▸ Listed records:
----------

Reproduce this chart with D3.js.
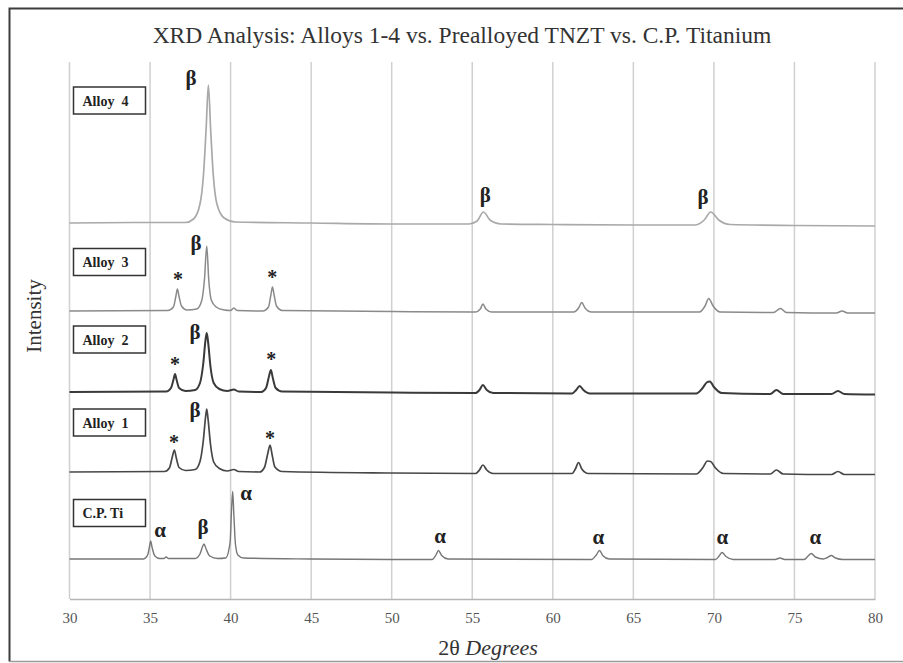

----------

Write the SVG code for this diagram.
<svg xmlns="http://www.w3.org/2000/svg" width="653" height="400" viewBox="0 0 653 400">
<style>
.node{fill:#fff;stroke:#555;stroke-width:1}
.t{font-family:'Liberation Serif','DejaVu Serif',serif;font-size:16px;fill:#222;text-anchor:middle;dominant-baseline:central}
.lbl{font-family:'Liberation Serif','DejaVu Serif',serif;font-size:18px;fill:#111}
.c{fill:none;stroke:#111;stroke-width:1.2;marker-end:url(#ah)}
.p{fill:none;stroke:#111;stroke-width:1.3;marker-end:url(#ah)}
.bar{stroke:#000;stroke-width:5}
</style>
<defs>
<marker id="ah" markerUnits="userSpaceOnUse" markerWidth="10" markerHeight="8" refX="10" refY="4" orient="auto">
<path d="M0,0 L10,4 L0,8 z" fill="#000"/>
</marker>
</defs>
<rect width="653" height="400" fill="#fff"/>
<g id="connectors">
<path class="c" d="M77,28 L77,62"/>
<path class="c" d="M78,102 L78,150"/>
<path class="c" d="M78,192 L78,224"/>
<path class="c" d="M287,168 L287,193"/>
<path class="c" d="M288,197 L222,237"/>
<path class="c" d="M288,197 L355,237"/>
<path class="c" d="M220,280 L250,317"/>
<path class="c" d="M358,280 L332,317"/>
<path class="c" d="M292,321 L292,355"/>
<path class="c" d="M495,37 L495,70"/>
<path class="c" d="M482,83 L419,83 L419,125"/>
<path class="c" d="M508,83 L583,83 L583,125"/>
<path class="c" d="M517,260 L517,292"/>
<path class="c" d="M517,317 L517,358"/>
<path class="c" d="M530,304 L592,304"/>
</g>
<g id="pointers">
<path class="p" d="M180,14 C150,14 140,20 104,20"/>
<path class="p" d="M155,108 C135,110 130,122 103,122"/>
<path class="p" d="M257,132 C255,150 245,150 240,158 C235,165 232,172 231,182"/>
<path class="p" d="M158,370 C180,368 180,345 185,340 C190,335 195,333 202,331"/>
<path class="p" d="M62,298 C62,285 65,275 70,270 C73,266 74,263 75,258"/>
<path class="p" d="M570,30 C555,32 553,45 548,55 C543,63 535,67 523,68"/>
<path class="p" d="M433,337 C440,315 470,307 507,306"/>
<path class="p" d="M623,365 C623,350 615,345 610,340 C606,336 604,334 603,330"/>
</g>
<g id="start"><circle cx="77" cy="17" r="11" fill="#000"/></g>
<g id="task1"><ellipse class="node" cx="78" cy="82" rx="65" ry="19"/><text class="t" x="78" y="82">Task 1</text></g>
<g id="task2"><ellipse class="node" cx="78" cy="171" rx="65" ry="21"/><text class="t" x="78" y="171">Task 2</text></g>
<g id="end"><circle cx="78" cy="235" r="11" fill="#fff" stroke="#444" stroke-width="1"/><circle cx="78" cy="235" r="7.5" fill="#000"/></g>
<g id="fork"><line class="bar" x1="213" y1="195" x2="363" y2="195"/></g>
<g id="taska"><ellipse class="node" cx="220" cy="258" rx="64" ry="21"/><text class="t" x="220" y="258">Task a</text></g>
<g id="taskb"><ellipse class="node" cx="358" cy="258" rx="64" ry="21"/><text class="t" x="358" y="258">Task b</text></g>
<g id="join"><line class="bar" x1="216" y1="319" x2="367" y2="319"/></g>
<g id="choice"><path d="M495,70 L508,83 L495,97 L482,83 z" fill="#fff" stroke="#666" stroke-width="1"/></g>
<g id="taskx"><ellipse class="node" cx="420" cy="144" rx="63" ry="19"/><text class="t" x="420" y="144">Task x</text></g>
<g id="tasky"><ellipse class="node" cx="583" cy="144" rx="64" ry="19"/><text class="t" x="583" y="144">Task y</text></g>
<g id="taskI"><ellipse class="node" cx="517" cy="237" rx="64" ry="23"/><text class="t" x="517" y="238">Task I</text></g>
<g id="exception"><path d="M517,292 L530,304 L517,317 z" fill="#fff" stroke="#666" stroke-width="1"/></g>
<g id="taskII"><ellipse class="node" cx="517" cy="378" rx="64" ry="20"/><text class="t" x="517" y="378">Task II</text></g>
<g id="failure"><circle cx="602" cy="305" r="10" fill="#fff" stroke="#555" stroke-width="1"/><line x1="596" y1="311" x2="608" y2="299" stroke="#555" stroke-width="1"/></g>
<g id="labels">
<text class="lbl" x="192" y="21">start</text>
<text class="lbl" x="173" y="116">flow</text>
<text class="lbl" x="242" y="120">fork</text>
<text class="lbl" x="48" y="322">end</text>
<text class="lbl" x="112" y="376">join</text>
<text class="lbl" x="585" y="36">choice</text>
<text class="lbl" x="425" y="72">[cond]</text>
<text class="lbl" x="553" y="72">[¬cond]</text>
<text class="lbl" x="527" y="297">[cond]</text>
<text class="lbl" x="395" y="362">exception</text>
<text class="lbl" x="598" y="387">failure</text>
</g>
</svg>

----------

Reproduce each line holding the word "this".

▸ Answer to the exercise:
Reproduce this chart with D3.js.
Write the SVG code for this diagram.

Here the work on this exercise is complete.